begin
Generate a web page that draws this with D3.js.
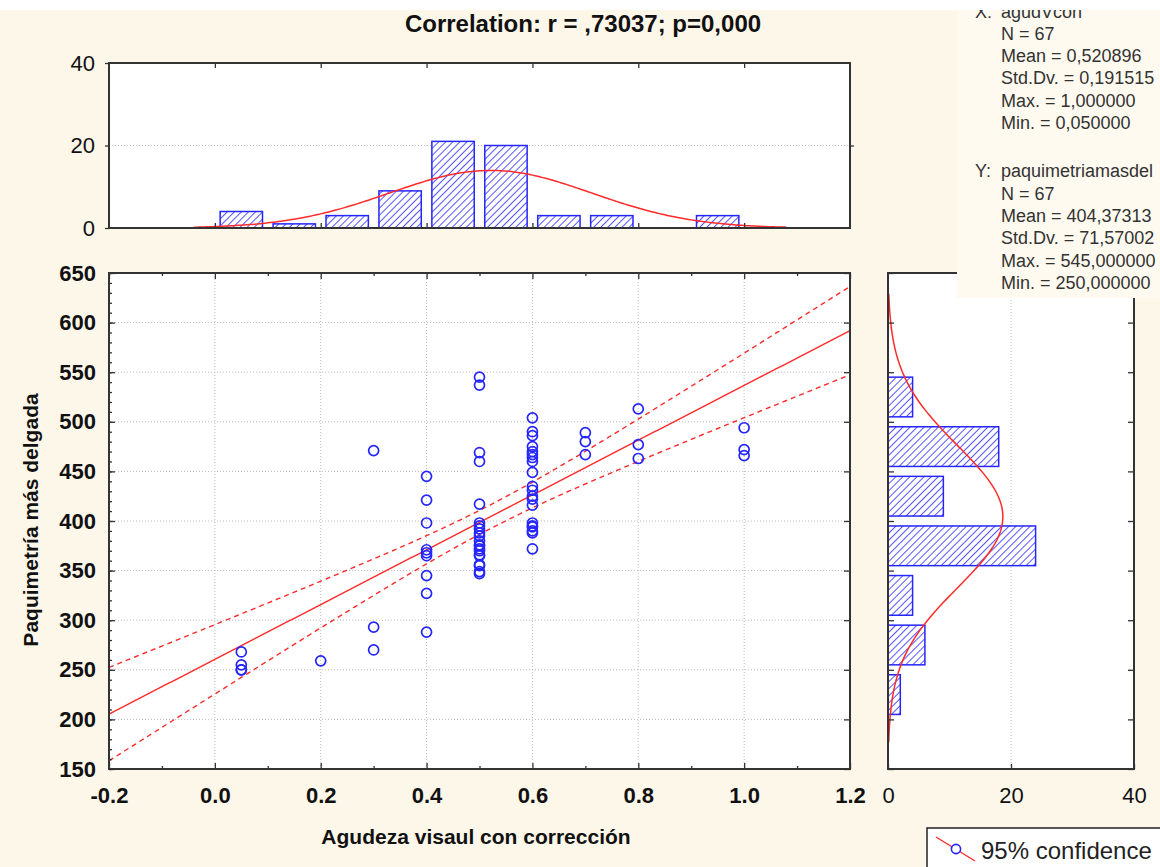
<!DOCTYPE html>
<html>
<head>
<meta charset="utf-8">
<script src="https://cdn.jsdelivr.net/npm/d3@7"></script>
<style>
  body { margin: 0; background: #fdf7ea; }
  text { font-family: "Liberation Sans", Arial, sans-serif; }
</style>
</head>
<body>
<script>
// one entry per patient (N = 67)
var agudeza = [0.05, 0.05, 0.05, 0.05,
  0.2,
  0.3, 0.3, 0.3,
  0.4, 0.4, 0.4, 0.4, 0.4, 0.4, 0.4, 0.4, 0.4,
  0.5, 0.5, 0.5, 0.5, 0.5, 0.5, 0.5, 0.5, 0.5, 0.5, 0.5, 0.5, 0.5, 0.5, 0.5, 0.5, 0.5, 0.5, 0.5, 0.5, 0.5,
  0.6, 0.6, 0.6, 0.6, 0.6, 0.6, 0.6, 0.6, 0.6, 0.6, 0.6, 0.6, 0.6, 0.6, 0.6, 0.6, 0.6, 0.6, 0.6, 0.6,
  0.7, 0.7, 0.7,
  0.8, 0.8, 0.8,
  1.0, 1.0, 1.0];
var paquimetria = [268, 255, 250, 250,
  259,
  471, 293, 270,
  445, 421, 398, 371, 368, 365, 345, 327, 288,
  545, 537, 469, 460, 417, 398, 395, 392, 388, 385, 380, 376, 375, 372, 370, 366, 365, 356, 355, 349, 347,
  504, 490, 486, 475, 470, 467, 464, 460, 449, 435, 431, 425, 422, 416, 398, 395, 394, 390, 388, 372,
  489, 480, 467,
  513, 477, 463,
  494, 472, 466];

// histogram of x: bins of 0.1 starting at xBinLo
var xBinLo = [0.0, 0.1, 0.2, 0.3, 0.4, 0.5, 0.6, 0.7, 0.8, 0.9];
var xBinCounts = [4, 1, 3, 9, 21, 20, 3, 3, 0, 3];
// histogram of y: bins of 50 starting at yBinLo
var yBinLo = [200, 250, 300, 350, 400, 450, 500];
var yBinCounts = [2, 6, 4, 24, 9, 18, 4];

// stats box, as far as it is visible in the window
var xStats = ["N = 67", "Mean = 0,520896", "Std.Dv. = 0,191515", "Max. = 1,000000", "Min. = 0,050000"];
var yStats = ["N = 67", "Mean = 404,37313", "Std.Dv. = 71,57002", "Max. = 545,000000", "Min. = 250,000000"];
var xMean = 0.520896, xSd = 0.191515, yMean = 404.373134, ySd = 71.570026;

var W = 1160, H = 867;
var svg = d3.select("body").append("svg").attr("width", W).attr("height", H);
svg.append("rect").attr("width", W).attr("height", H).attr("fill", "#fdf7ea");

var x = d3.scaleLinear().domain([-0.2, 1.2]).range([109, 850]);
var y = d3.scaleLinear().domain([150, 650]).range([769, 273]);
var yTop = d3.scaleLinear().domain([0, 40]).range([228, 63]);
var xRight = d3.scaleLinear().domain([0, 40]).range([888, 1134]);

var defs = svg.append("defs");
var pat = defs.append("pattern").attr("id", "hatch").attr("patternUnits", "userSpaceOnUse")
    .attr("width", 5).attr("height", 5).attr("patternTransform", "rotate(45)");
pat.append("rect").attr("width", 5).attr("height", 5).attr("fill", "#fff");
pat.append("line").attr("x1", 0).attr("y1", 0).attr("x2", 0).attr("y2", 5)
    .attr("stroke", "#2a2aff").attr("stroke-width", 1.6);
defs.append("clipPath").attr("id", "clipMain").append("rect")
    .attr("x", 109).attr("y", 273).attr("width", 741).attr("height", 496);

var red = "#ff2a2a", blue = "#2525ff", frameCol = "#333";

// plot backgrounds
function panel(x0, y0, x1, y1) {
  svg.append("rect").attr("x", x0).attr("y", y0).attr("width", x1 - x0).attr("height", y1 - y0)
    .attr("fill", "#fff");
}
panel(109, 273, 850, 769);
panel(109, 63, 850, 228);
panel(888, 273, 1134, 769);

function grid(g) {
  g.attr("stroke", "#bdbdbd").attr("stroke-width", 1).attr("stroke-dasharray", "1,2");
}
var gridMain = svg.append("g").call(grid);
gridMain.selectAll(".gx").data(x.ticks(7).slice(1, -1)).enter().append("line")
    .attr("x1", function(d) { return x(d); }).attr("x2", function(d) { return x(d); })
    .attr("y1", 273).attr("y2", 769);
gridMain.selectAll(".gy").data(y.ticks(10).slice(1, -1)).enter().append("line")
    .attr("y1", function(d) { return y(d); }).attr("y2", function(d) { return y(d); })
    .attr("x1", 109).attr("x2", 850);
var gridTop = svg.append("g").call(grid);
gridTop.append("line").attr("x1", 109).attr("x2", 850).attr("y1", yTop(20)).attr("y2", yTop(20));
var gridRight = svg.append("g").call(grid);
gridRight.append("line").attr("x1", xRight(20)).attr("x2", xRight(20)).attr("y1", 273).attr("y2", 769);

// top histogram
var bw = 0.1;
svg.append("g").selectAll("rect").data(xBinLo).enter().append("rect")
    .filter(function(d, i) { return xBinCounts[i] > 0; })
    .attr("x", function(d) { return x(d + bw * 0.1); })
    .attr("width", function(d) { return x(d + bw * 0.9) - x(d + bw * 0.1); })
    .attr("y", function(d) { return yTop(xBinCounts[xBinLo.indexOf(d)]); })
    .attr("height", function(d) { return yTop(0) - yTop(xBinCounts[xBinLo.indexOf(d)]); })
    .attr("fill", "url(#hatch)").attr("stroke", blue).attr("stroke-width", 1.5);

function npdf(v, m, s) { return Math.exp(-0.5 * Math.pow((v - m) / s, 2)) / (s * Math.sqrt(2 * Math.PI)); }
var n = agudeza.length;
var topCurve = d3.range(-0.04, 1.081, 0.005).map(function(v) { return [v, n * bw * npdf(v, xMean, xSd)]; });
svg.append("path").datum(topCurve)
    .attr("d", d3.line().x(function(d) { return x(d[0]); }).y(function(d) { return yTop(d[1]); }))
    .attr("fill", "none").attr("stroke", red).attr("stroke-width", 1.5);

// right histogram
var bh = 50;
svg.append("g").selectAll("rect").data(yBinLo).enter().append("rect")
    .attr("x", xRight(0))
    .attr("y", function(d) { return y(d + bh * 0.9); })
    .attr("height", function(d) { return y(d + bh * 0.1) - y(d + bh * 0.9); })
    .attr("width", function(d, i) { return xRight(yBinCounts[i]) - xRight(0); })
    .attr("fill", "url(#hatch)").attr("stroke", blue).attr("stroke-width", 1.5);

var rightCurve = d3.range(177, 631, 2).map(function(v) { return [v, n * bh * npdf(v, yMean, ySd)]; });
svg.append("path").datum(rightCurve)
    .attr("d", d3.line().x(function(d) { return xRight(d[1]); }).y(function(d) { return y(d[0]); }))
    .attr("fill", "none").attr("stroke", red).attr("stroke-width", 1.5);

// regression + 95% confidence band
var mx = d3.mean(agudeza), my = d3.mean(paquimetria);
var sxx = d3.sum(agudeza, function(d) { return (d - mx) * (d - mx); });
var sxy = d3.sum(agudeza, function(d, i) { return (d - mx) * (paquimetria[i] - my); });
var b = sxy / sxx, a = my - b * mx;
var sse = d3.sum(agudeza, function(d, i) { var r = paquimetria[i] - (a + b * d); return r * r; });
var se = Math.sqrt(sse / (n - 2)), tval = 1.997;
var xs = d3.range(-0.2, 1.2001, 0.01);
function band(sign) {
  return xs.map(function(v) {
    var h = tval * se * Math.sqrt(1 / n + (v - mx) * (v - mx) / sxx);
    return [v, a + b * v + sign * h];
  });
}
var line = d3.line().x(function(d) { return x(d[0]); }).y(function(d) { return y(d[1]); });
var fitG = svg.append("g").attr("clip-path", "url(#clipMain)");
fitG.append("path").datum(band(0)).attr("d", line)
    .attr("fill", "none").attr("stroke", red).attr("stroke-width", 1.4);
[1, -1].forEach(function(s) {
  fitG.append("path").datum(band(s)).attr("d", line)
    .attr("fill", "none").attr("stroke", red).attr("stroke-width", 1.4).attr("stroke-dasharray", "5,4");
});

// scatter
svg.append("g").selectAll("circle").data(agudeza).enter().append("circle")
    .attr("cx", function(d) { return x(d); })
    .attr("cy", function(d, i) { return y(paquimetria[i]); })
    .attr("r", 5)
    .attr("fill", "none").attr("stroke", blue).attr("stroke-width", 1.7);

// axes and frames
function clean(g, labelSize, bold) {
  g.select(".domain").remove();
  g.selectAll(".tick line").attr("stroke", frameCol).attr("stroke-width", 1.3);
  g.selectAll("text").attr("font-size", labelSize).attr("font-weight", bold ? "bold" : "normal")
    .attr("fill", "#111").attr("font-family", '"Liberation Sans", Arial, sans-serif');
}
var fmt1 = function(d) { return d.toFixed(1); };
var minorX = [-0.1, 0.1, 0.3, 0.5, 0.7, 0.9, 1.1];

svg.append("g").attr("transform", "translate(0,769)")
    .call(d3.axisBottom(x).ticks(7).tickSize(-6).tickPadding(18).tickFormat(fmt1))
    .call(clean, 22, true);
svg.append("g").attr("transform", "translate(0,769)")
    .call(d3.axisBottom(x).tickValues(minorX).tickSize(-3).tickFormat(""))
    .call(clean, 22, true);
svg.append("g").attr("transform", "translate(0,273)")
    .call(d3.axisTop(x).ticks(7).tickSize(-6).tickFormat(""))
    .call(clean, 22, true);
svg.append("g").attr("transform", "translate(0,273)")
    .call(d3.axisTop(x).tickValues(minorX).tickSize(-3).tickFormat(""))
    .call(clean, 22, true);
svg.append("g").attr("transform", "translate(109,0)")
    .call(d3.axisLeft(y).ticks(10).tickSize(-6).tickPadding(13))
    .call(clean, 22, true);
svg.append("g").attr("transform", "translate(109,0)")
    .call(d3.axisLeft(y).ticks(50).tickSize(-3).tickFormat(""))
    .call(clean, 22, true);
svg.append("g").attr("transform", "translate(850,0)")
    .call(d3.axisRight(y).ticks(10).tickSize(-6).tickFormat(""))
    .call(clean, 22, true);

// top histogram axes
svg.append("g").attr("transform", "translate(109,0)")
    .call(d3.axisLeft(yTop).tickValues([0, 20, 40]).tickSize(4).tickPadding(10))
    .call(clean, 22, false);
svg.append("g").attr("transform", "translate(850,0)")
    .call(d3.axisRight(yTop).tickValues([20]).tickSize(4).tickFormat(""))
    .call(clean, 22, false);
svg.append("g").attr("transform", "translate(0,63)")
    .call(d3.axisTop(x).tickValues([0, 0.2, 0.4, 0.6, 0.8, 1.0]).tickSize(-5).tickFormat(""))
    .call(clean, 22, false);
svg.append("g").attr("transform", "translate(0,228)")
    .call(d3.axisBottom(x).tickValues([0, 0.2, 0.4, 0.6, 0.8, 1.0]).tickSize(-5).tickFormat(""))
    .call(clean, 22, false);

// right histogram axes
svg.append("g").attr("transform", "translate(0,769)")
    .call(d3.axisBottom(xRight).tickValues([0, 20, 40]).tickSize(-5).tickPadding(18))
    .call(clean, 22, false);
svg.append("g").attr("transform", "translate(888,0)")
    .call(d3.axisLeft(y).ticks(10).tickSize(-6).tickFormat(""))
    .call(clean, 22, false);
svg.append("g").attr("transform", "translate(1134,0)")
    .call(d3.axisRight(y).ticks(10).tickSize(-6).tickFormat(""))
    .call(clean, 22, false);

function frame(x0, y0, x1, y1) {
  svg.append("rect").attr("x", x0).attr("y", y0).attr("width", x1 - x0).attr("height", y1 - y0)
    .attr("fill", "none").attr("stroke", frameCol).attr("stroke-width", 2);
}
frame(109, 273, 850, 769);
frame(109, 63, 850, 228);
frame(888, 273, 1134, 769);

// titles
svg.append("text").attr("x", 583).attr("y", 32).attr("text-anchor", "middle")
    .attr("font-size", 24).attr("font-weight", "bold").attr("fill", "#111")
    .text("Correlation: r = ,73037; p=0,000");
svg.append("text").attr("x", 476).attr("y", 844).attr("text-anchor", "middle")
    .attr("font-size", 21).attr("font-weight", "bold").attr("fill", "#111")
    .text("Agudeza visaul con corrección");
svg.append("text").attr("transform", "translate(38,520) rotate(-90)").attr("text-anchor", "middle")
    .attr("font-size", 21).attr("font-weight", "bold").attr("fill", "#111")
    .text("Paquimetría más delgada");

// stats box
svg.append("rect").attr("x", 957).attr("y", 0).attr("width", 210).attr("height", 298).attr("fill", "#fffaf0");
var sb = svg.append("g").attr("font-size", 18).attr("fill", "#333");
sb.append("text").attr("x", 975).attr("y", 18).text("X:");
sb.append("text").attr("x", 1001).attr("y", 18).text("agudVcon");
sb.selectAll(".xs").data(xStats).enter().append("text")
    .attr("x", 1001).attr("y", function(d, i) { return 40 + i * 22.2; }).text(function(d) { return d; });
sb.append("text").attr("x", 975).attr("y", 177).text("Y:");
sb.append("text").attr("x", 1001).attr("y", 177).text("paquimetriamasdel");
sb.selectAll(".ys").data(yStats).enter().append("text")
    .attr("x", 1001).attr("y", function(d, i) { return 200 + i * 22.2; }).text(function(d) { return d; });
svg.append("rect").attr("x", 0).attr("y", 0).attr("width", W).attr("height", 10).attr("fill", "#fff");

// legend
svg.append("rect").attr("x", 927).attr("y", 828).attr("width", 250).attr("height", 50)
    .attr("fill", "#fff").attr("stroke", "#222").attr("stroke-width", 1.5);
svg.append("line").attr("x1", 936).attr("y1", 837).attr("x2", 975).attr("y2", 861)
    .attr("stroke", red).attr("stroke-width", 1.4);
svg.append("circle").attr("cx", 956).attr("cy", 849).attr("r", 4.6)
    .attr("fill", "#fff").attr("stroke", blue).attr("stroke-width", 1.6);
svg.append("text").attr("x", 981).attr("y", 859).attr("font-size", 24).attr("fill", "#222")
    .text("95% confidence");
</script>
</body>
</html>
end
Leave out any pictures, please, and quote only the lines from the top of the data through the line that contains "var xMean = 0.520896, xSd".

[Answer for the task]
Generate a web page that draws this with D3.js.
<!DOCTYPE html>
<html>
<head>
<meta charset="utf-8">
<script src="https://cdn.jsdelivr.net/npm/d3@7"></script>
<style>
  body { margin: 0; background: #fdf7ea; }
  text { font-family: "Liberation Sans", Arial, sans-serif; }
</style>
</head>
<body>
<script>
// one entry per patient (N = 67)
var agudeza = [0.05, 0.05, 0.05, 0.05,
  0.2,
  0.3, 0.3, 0.3,
  0.4, 0.4, 0.4, 0.4, 0.4, 0.4, 0.4, 0.4, 0.4,
  0.5, 0.5, 0.5, 0.5, 0.5, 0.5, 0.5, 0.5, 0.5, 0.5, 0.5, 0.5, 0.5, 0.5, 0.5, 0.5, 0.5, 0.5, 0.5, 0.5, 0.5,
  0.6, 0.6, 0.6, 0.6, 0.6, 0.6, 0.6, 0.6, 0.6, 0.6, 0.6, 0.6, 0.6, 0.6, 0.6, 0.6, 0.6, 0.6, 0.6, 0.6,
  0.7, 0.7, 0.7,
  0.8, 0.8, 0.8,
  1.0, 1.0, 1.0];
var paquimetria = [268, 255, 250, 250,
  259,
  471, 293, 270,
  445, 421, 398, 371, 368, 365, 345, 327, 288,
  545, 537, 469, 460, 417, 398, 395, 392, 388, 385, 380, 376, 375, 372, 370, 366, 365, 356, 355, 349, 347,
  504, 490, 486, 475, 470, 467, 464, 460, 449, 435, 431, 425, 422, 416, 398, 395, 394, 390, 388, 372,
  489, 480, 467,
  513, 477, 463,
  494, 472, 466];

// histogram of x: bins of 0.1 starting at xBinLo
var xBinLo = [0.0, 0.1, 0.2, 0.3, 0.4, 0.5, 0.6, 0.7, 0.8, 0.9];
var xBinCounts = [4, 1, 3, 9, 21, 20, 3, 3, 0, 3];
// histogram of y: bins of 50 starting at yBinLo
var yBinLo = [200, 250, 300, 350, 400, 450, 500];
var yBinCounts = [2, 6, 4, 24, 9, 18, 4];

// stats box, as far as it is visible in the window
var xStats = ["N = 67", "Mean = 0,520896", "Std.Dv. = 0,191515", "Max. = 1,000000", "Min. = 0,050000"];
var yStats = ["N = 67", "Mean = 404,37313", "Std.Dv. = 71,57002", "Max. = 545,000000", "Min. = 250,000000"];
var xMean = 0.520896, xSd = 0.191515, yMean = 404.373134, ySd = 71.570026;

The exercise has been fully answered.